If I’m right, one good way to grow virtual worlds is to make avatars more like casual Halloween costumes, in which you’re able to know a little about the person controlling it. That doesn’t necessarily mean linking the avatar to the owner’s Facebook profile. (In fact I’d suggest linking avatar profiles to dating sites, like OKCupid, would be more productive than Facebook.) Halloween isn’t popular because people want to actually be Bat Man or Sarah Palin or even Pedobear — they want to express a part of their personality in a fun way, in a fun social context where others are doing the same. And above all, have this roleplay connect to the rest of their lives.
It’s a pretty loose thesis at this point, but it does chime with my own experiences in metaverse realities, namely that the anonymity and/or immersive never-out-of-character role-playing aspects that so engage the core demographics of such spaces are actively repellent to others.
I suspect business-sphere interest and investment in metaverse tech will be the necessary developmental catalyst for the sort of transparency Au is suggesting (a sort of video-conferencing on steroids, which might get popular very fast when oil prices start climbing again and flying overseas for meetings becomes an unsustainable overhead), but I also suspect that the heaviest metaverse users will always be those who find the wearing of masks to be a liberation from reality rather than a disconnect from it.
I have explored a lot of virtual worlds. Most of them have very little to do except walk or drive around and buy virtual goods. They are also very empty.
I don;t think the problem is so much ones of avatars as of boredom and lack of activities. Shopping for new clothes, hair, or hoverboards loses its appeal quickly. There is little to do that is social and fun. Building games into these worlds would be a huge step forward.

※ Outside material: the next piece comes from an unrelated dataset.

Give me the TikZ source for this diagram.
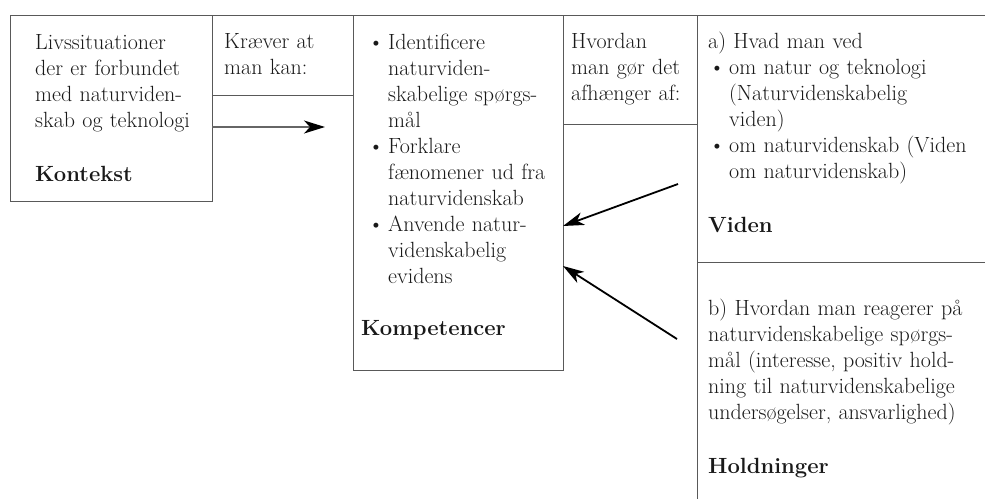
\documentclass[tikz,border=0pt]{standalone}
\usepackage{tikz}
\usetikzlibrary{arrows.meta}

\newcommand{\bul}{\makebox[21pt][l]{\hspace{1pt}\textbullet}}
\newcommand{\ind}{\hspace*{21pt}}

\begin{document}
\begin{tikzpicture}[x=1pt, y=-1pt,
    rule/.style={draw=black!65, line width=0.8pt},
    boxnode/.style={rule, inner sep=0pt, outer sep=0pt, anchor=north west},
    txt/.style={anchor=base west, inner sep=0pt, align=left, text width=275pt,
        text=black!90, font=\fontsize{22}{26}\selectfont},
    arr/.style={-{Stealth[length=21pt, width=13pt, inset=6pt, color=black]}, line width=1.8pt}]
            \useasboundingbox (0,0) rectangle (985,499);
            % boxes and rules
            \node[boxnode, minimum width=202pt, minimum height=186pt] (kontekst) at (10,15) {};
            \node[boxnode, minimum width=210pt, minimum height=355pt] (kompetencer) at (353,15) {};
            \coordinate (split) at (697,15);
            \coordinate (rtop) at (985,15);
            \coordinate (ra) at (0,95);
            \coordinate (rb) at (0,124);
            \coordinate (rc) at (0,262);
            \draw[rule] (kontekst.north west) -- (rtop);
            \draw[rule] (kontekst.east |- ra) -- (kompetencer.west |- ra);
            \draw[rule] (kompetencer.east |- rb) -- (split |- rb);
            \draw[rule] (split) -- (697,499);
            \draw[rule] (split |- rc) -- (rtop |- rc);
            % texts
            \node[txt] (ktxt) at (35,49) {Livssituationer\\der er forbundet\\med naturviden-\\skab og teknologi\\[28pt]\textbf{Kontekst}};
            \node[txt] (kraever) at (224,48) {Kræver at\\man kan:};
            \node[txt] (kliste) at (367,49) {\bul Identificere\\\ind naturviden-\\\ind skabelige spørgs-\\\ind mål\\\bul Forklare\\\ind fænomener ud fra\\\ind naturvidenskab\\\bul Anvende natur-\\\ind videnskabelig\\\ind evidens};
            \node[txt] (klbl) at (361,335) {\textbf{Kompetencer}};
            \node[txt] (hvordan) at (571,48) {Hvordan\\man gør det\\afhænger af:};
            \node[txt] (vtxt) at (708,48) {a) Hvad man ved\\\bul om natur og teknologi\\\ind (Naturvidenskabelig\\\ind viden)\\\bul om naturvidenskab (Viden\\\ind om naturvidenskab)\\[28pt]\textbf{Viden}};
            \node[txt] (htxt) at (708,315) {b) Hvordan man reagerer på\\naturvidenskabelige spørgs-\\mål (interesse, positiv hold-\\ning til naturvidenskabelige\\undersøgelser, ansvarlighed)\\[28pt]\textbf{Holdninger}};
            % arrows
            \coordinate (a1) at (325,127);
            \coordinate (v1) at (678,184);
            \coordinate (h1) at (677,339);
            \coordinate (p1) at (0,226);
            \coordinate (p2) at (0,266);
            \draw[arr, draw=black!60, line width=1.3pt] (kontekst.east |- a1) -- (a1);
            \draw[arr] (v1) -- (kompetencer.east |- p1);
            \draw[arr] (h1) -- (kompetencer.east |- p2);
        \end{tikzpicture}
\end{document}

Virtual Worlds are very much BYOFriends. If you just jack straight into Second Life with your off-the-shelf low-poly Iron Man avatar, you’re pretty much guaranteed to be mass ostracized, a combination of the ugliest face of high school politics and a post-crash mega mall in a foreclosure factory neighborhood.
It’s an interesting concept: people have more fun when others can see them and have some idea who they are. It sort of flies in the face of the whole rise of social media, don’t you think? I don’t personally see most bloggers whose blogs that I read, yet I find them extremely engaging and sometimes I even feel that they’ve become my “friends.” And who even knows if what bloggers say is what they really think, so do I really see tehir “true” faces at all? Hmmm…

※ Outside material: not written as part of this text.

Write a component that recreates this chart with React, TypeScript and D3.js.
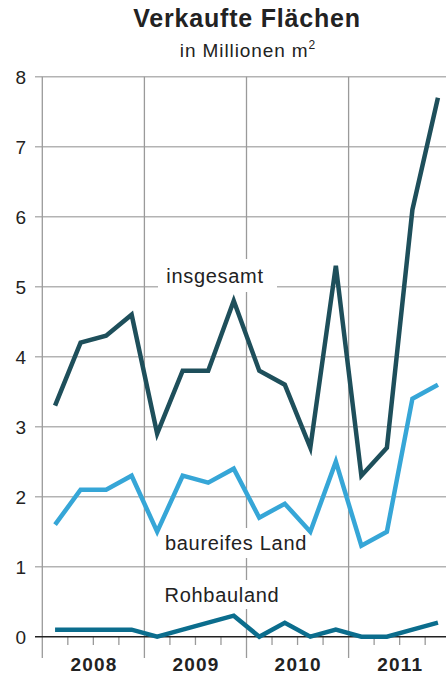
import React from "react";
import * as d3 from "d3";

// quarterly values 2008–2011, in million m²
const years = ["2008", "2009", "2010", "2011"];
const insgesamt = [3.3, 4.2, 4.3, 4.6, 2.9, 3.8, 3.8, 4.8, 3.8, 3.6, 2.7, 5.3, 2.3, 2.7, 6.1, 7.7];
const baureifesLand = [1.6, 2.1, 2.1, 2.3, 1.5, 2.3, 2.2, 2.4, 1.7, 1.9, 1.5, 2.5, 1.3, 1.5, 3.4, 3.6];
const rohbauland = [0.1, 0.1, 0.1, 0.1, 0, 0.1, 0.2, 0.3, 0, 0.2, 0, 0.1, 0, 0, 0.1, 0.2];
const yTicks = [0, 1, 2, 3, 4, 5, 6, 7, 8];

const W = 446;
const H = 677;
const FONT = "'Liberation Sans', Arial, Helvetica, sans-serif";

const series = [
  { name: "insgesamt", values: insgesamt, color: "#1e4f5b", label: { x: 215, y: 283, box: [158, 259, 119, 33] } },
  { name: "baureifes Land", values: baureifesLand, color: "#36a6d7", label: { x: 236, y: 550, box: [157, 528, 151, 30] } },
  { name: "Rohbauland", values: rohbauland, color: "#0b6d8d", label: { x: 222, y: 602, box: [157, 580, 130, 29] } },
];

export default function App() {
  const x = d3.scaleLinear().domain([0, 16]).range([42.3, 42.3 + 102.1 * 4]);
  const y = d3.scaleLinear().domain([0, 8]).range([636.7, 76.7]);

  const line = d3
    .line<number>()
    .x((_, i) => x(i + 0.5))
    .y((d) => y(d));

  const quarterTicks = d3.range(1, 16).filter((q) => q % 4 !== 0);

  return (
    <svg
      width={W}
      height={H}
      style={{ position: "absolute", left: 0, top: 0, background: "#fff" }}
      fontFamily={FONT}
    >
      {/* title */}
      <text x={247} y={27} textAnchor="middle" fontSize={25} fontWeight="bold" fill="#222" letterSpacing={0.8}>
        Verkaufte Flächen
      </text>
      <text x={248} y={56.5} textAnchor="middle" fontSize={19} fill="#222" letterSpacing={0.9}>
        in Millionen m<tspan dy={-7.5} fontSize={12}>2</tspan>
      </text>

      {/* horizontal grid */}
      {yTicks.slice(1).map((t) => (
        <line key={t} x1={35} x2={W} y1={y(t)} y2={y(t)} stroke="#b3b3b3" strokeWidth={1.4} />
      ))}
      {/* year dividers */}
      {years.map((yr, i) => (
        <line key={yr} x1={x(i * 4)} x2={x(i * 4)} y1={y(8)} y2={658} stroke="#9a9a9a" strokeWidth={1.3} />
      ))}
      {/* quarter ticks */}
      {quarterTicks.map((q) => (
        <line key={q} x1={x(q)} x2={x(q)} y1={y(0)} y2={645} stroke="#9a9a9a" strokeWidth={1.3} />
      ))}

      {/* y tick labels */}
      {yTicks.map((t) => (
        <text key={t} x={26} y={y(t) + 7} textAnchor="end" fontSize={19} fill="#222">
          {t}
        </text>
      ))}

      {/* year labels */}
      {years.map((yr, i) => (
        <text
          key={yr}
          x={x(i * 4 + 2) + 0.6}
          y={670.5}
          textAnchor="middle"
          fontSize={19}
          fontWeight="bold"
          fill="#222"
          letterSpacing={1.2}
        >
          {yr}
        </text>
      ))}

      {/* label backgrounds */}
      {series.map((s) => (
        <rect
          key={s.name}
          x={s.label.box[0]}
          y={s.label.box[1]}
          width={s.label.box[2]}
          height={s.label.box[3]}
          fill="#fff"
        />
      ))}

      {/* zero line */}
      <line x1={35} x2={W} y1={y(0)} y2={y(0)} stroke="#222" strokeWidth={1.6} />

      {/* series */}
      {series.map((s) => (
        <path
          key={s.name}
          d={line(s.values) ?? ""}
          fill="none"
          stroke={s.color}
          strokeWidth={4.5}
          strokeLinejoin="miter"
        />
      ))}

      {/* series labels */}
      {series.map((s) => (
        <text
          key={s.name}
          x={s.label.x}
          y={s.label.y}
          textAnchor="middle"
          fontSize={20}
          fill="#222"
          letterSpacing={0.7}
        >
          {s.name}
        </text>
      ))}
    </svg>
  );
}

It’s an interesting point, but personally, I don’t agree with it. Au is conflating the human body and the human face with someone’s personal identity, which comes across as shallow. The face is no indication of who someone really is; all that seeing a face could do is to remind yourself that, yes, the person beneath the costume is a human being after all. It should go without saying.
It would take a special sort of shallowness to meet and make friends with some Halloween partier in full-body costume — only to scorn him when you meet, costumeless, for coffee. You engage with people for who they are, for what they think, say, perform, and create, regardless of what masks they wear, and it’s socially inept to either love or loathe someone based on their mask OR based on their body beneath. (Note that, if you don’t actually share any element of who you are, you probably won’t end up making friends in the first place – but you’ve got every right to do that. For some people, the mask always stays up, and I see no cause to pull it down for someone else’s comfort.)

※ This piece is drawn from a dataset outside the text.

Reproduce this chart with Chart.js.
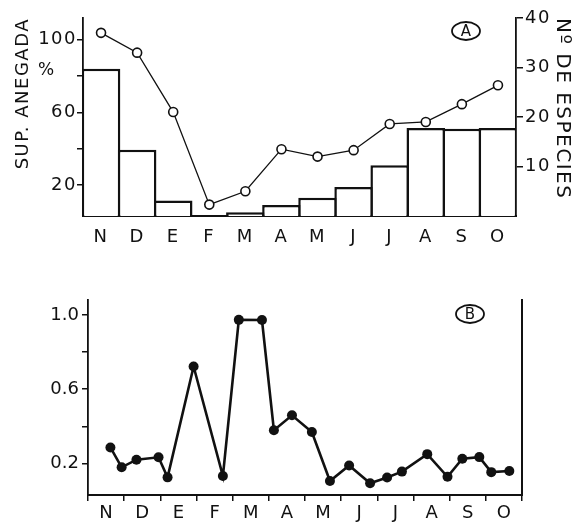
<!DOCTYPE html>
<html>
<head>
<meta charset="utf-8">
<script src="https://cdn.jsdelivr.net/npm/chart.js@4.4.1/dist/chart.umd.min.js"></script>
<style>
  body { margin: 0; background: #fff; }
  #wrapA { position: absolute; left: 0; top: 0; width: 587px; height: 255px; }
  #wrapB { position: absolute; left: 0; top: 255px; width: 587px; height: 267px; }
</style>
</head>
<body>
<div id="wrapA"><canvas id="chartA"></canvas></div>
<div id="wrapB"><canvas id="chartB"></canvas></div>
<script>
// panel A
var meses = ['N', 'D', 'E', 'F', 'M', 'A', 'M', 'J', 'J', 'A', 'S', 'O'];
var supAnegada = [84, 39.5, 11.5, 3, 5, 9, 13, 19, 31, 51.5, 51, 51.5];
var numEspecies = [37, 33, 21, 2.3, 5, 13.5, 12, 13.3, 18.6, 19, 22.6, 26.4];
var ticksSup = [20, 40, 60, 80, 100];
var etiqSup = ['20', '', '60', '', '100'];
var ticksEsp = [10, 20, 30, 40];
var etiqEsp = ['10', '20', '30', '40'];

// panel B (x = posicion en meses desde el 1 de noviembre)
var fechasB = [0.62, 0.93, 1.34, 1.95, 2.2, 2.92, 3.73, 4.17, 4.81, 5.14, 5.64, 6.19,
               6.69, 7.22, 7.8, 8.27, 8.68, 9.38, 9.94, 10.35, 10.82, 11.15, 11.65];
var valoresB = [0.286, 0.179, 0.22, 0.233, 0.125, 0.722, 0.132, 0.973, 0.972, 0.379, 0.459, 0.369,
                0.105, 0.189, 0.093, 0.124, 0.156, 0.25, 0.128, 0.225, 0.234, 0.153, 0.159];
var ticksB = [0.2, 0.4, 0.6, 0.8, 1.0];
var etiqB = ['0.2', '', '0.6', '', '1.0'];

var negro = '#111';
Chart.defaults.font.family = '"DejaVu Sans", sans-serif';
Chart.defaults.font.size = 18;
Chart.defaults.color = negro;

// letras un poco separadas, como en el rotulado original (solo panel A)
var espaciado = {
    id: 'espaciado',
    beforeUpdate: function (chart) { chart.ctx.letterSpacing = '1.5px'; },
    beforeDraw: function (chart) { chart.ctx.letterSpacing = '1.5px'; }
};

function rotulo(letra, cx, cy) {
    return {
        id: 'rotulo' + letra,
        afterDraw: function (chart) {
            var ctx = chart.ctx;
            ctx.save();
            ctx.letterSpacing = '0px';
            ctx.strokeStyle = negro;
            ctx.lineWidth = 1.8;
            ctx.beginPath();
            ctx.ellipse(cx, cy, 14, 9, 0, 0, 2 * Math.PI);
            ctx.stroke();
            ctx.fillStyle = negro;
            ctx.font = '15px "DejaVu Sans"';
            ctx.textAlign = 'center';
            ctx.textBaseline = 'middle';
            ctx.fillText(letra, cx, cy + 1);
            ctx.restore();
        }
    };
}

var porcentaje = {
    id: 'porcentaje',
    afterDraw: function (chart) {
        var ctx = chart.ctx;
        ctx.save();
        ctx.letterSpacing = '0px';
        ctx.fillStyle = negro;
        ctx.font = '17px "DejaVu Sans"';
        ctx.textAlign = 'center';
        ctx.textBaseline = 'middle';
        ctx.fillText('%', 46, 71);
        ctx.restore();
    }
};

var anchoBarra = 2.5;

new Chart(document.getElementById('chartA'), {
    data: {
        labels: meses,
        datasets: [{
            type: 'line',
            data: numEspecies,
            yAxisID: 'y1',
            order: 0,
            borderColor: negro,
            borderWidth: 1.3,
            pointRadius: 4.5,
            pointBackgroundColor: '#fff',
            pointBorderColor: negro,
            pointBorderWidth: 1.6,
            tension: 0
        }, {
            type: 'bar',
            data: supAnegada,
            yAxisID: 'y',
            order: 1,
            backgroundColor: '#fff',
            borderColor: negro,
            borderWidth: anchoBarra,
            categoryPercentage: 1,
            barPercentage: 1 + anchoBarra / 36.1
        }]
    },
    options: {
        responsive: true,
        maintainAspectRatio: false,
        animation: false,
        layout: { padding: { top: 18, left: 0, right: 0, bottom: 0 } },
        plugins: { legend: { display: false }, tooltip: { enabled: false } },
        scales: {
            x: {
                grid: { display: true, drawOnChartArea: false, drawTicks: false },
                border: { color: negro, width: 2 },
                ticks: { padding: 11, maxRotation: 0, autoSkip: false },
                afterFit: function (s) { s.height = 255 - 216; }
            },
            y: {
                position: 'left',
                min: 3,
                max: 112,
                afterBuildTicks: function (s) { s.ticks = ticksSup.map(function (v) { return { value: v }; }); },
                ticks: {
                    padding: 0,
                    callback: function (v, i) { return etiqSup[i]; }
                },
                grid: { drawOnChartArea: false, tickLength: 6, color: negro, lineWidth: 1.5 },
                border: { color: negro, width: 1.8 },
                title: { display: true, text: 'SUP. ANEGADA', align: 'end', font: { size: 18 }, padding: { top: 13 } },
                afterFit: function (s) { s.width = 83; }
            },
            y1: {
                position: 'right',
                min: 0,
                max: 40,
                afterBuildTicks: function (s) { s.ticks = ticksEsp.map(function (v) { return { value: v }; }); },
                ticks: {
                    padding: 2,
                    callback: function (v, i) { return etiqEsp[i]; }
                },
                grid: { drawOnChartArea: false, tickLength: 7, color: negro, lineWidth: 1.5 },
                border: { color: negro, width: 1.8 },
                title: { display: true, text: 'Nº DE ESPECIES', align: 'end', font: { size: 20 }, padding: { top: 13 } },
                afterFit: function (s) { s.width = 587 - 516; }
            }
        }
    },
    plugins: [espaciado, rotulo('A', 466, 31), porcentaje]
});

new Chart(document.getElementById('chartB'), {
    type: 'line',
    data: {
        datasets: [{
            data: fechasB.map(function (x, i) { return { x: x, y: valoresB[i] }; }),
            borderColor: negro,
            borderWidth: 2.6,
            pointRadius: 5,
            pointBackgroundColor: negro,
            pointBorderColor: negro,
            pointBorderWidth: 0,
            tension: 0
        }]
    },
    options: {
        responsive: true,
        maintainAspectRatio: false,
        animation: false,
        layout: { padding: { top: 45, left: 0, right: 0, bottom: 0 } },
        plugins: { legend: { display: false }, tooltip: { enabled: false } },
        scales: {
            x: {
                type: 'linear',
                min: 0,
                max: 12,
                afterBuildTicks: function (s) { s.ticks = meses.map(function (m, i) { return { value: i + 0.5 }; }); },
                ticks: {
                    padding: 2,
                    maxRotation: 0,
                    autoSkip: false,
                    callback: function (v, i) { return meses[i]; }
                },
                grid: { offset: true, drawOnChartArea: false, tickLength: 6, color: negro, lineWidth: 1.5 },
                border: { color: negro, width: 2 },
                afterFit: function (s) { s.height = 267 - 240; }
            },
            y: {
                position: 'left',
                min: 0.03,
                max: 1.08,
                afterBuildTicks: function (s) { s.ticks = ticksB.map(function (v) { return { value: v }; }); },
                ticks: {
                    padding: 3,
                    callback: function (v, i) { return etiqB[i]; }
                },
                grid: { drawOnChartArea: false, tickLength: 6, color: negro, lineWidth: 1.5 },
                border: { color: negro, width: 1.8 },
                afterFit: function (s) { s.width = 88; }
            },
            y2: {
                position: 'right',
                min: 0,
                max: 1,
                ticks: { display: false },
                grid: { display: false },
                border: { color: negro, width: 2 },
                afterFit: function (s) { s.width = 587 - 522; }
            }
        }
    },
    plugins: [rotulo('B', 470, 59)]
});
</script>
</body>
</html>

In virtual worlds, it’s difficult to determine who’s metaphorically wearing a small domino mask over their street clothes while being themselves, and who’s got a full-body costume and a stage performance. But, even in the real world, it takes time and effort to get to know a person – and people are always in the process of figuring out who they are, themselves. In brief, there can be no shortcut to authenticity – especially not by pressuring people to share more, or less, than they’d like.
….This was already a long rebuttal, but I can’t help but add this, as well: Compare these attitudes with peoples’ feelings towards celebrities: we’ve got no problem with fetishizing actors in this society, despite only really knowing them through how well they play their characters and through tawdry bits of tabloid gossip. Most people understand that they don’t really know them – it’s the illogical, unhinged stalker type who’d think that they have a strong personal bond with them, despite only ever being on the receiving end of a performance (whether it’s one orchestrated by a film director or a PR firm.) Similarly, only the unhinged would perceive a close relationship with someone – or reject someone – based on their avatar alone, despite what it may clue you into about their personality. I’m not saying it doesn’t happen – just that it’s a lapse of reason when it does.
(And, to LBalsam – there are indeed games made within virtual worlds! My home community in Second Life, The Wastelands, has a combat and resource-gathering game, as well as other user-made games that use that system.)
Thanks for the thoughtful responses, folks. I’d reiterate Apo’s point; although I’ve scarcely been a regular there for some time, I’m a Wastelander myself, and the local gameplay really cements the community, emphasising both the in-world and meatspace characters behind the avatars. More interestingly still, the game (and as a result the community) is completely independent of the Second Life dev team; while Linden Lab are far from being immune from criticism on a number of points, the greatest thing they ever did was create a space in which others could create with relative freedom.